**What is expected**: Without the pictures, output the lines of the material from the very first through the one that holds "import * as".

— START Recorded information —

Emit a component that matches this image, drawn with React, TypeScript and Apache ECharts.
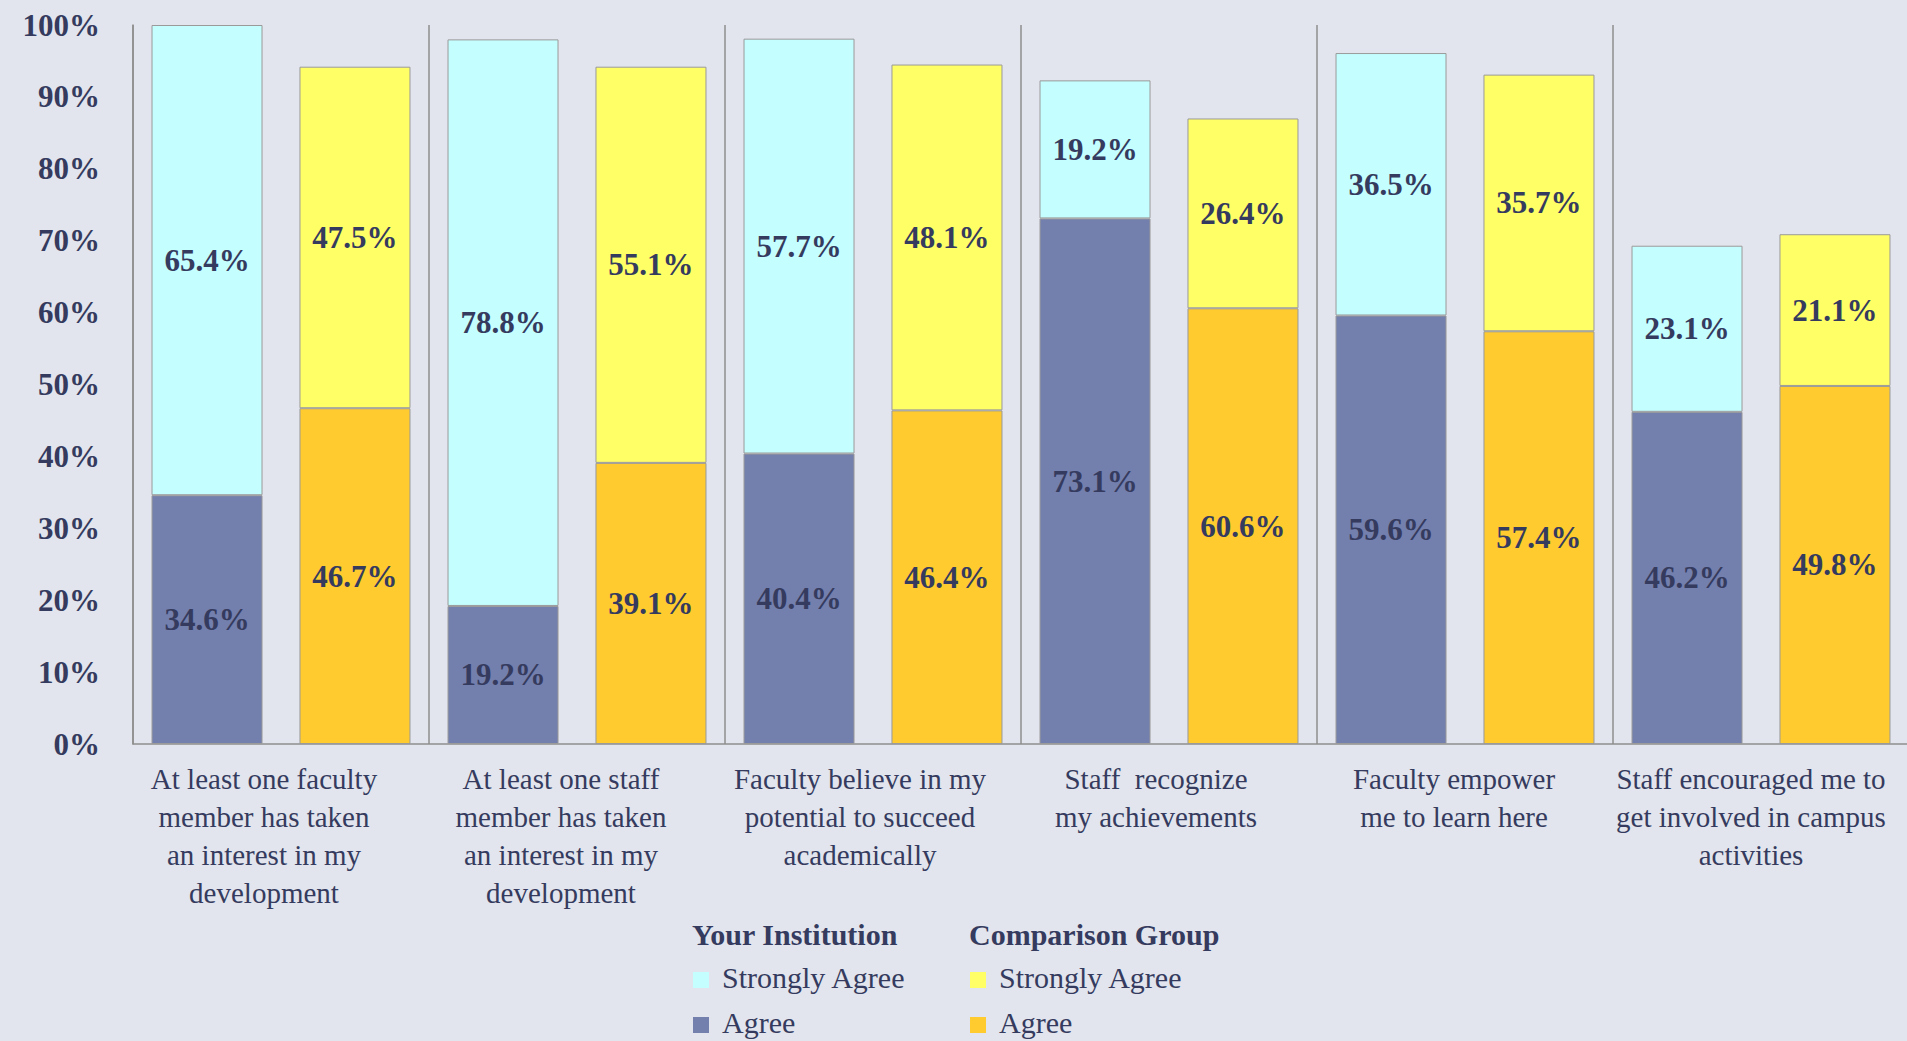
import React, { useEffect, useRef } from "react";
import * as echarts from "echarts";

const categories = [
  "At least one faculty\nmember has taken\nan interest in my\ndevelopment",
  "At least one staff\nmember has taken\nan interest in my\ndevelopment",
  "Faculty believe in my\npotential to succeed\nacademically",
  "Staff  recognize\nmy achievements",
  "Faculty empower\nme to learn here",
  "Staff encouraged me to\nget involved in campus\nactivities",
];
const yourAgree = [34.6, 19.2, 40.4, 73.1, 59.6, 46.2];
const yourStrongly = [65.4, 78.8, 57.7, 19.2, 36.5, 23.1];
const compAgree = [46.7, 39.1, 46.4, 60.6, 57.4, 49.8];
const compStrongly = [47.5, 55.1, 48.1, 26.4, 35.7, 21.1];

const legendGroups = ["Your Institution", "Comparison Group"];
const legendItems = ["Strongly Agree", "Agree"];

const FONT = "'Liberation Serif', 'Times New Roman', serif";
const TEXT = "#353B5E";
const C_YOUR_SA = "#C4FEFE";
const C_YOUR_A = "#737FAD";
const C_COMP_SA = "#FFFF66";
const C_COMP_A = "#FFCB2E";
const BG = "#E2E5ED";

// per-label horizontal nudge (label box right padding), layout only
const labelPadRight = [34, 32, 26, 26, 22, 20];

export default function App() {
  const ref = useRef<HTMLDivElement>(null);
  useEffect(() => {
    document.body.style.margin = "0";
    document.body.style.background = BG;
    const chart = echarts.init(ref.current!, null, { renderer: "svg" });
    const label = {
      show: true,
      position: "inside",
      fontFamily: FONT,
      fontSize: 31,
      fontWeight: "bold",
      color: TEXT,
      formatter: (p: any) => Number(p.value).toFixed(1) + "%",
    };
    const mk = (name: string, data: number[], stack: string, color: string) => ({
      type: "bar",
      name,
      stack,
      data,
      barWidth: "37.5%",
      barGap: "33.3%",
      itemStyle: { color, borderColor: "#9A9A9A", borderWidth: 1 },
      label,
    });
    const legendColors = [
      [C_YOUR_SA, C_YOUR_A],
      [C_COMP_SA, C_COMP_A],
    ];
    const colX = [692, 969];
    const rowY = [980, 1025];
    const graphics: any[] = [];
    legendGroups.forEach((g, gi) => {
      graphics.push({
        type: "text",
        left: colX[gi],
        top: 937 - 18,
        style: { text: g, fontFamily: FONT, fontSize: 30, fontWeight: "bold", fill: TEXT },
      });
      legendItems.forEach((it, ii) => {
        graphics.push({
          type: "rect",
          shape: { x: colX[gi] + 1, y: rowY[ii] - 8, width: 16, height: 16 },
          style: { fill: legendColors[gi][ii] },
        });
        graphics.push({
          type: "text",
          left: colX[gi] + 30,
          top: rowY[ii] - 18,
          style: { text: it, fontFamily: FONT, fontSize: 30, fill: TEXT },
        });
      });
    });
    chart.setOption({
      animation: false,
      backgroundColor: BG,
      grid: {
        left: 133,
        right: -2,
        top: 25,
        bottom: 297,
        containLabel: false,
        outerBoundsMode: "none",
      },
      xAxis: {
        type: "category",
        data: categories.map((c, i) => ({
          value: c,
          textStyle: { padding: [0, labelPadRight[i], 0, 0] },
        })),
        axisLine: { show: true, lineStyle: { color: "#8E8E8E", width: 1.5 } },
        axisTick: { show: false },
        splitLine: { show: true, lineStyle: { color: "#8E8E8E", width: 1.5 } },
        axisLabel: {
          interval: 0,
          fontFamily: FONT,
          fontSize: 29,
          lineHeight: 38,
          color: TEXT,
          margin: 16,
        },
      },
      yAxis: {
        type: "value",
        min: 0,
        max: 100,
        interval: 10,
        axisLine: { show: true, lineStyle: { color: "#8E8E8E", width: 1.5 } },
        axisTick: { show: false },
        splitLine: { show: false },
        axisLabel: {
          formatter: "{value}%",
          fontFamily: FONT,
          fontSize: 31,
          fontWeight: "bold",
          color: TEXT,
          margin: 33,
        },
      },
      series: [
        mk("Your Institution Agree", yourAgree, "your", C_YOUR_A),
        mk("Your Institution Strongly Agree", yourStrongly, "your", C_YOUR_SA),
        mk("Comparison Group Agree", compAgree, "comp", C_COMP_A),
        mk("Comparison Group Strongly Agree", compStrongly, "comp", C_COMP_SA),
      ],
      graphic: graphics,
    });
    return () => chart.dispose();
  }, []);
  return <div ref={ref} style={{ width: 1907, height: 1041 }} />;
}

— END Recorded information —

**Reply**:
Emit a component that matches this image, drawn with React, TypeScript and Apache ECharts.
import React, { useEffect, useRef } from "react";
import * as echarts from "echarts";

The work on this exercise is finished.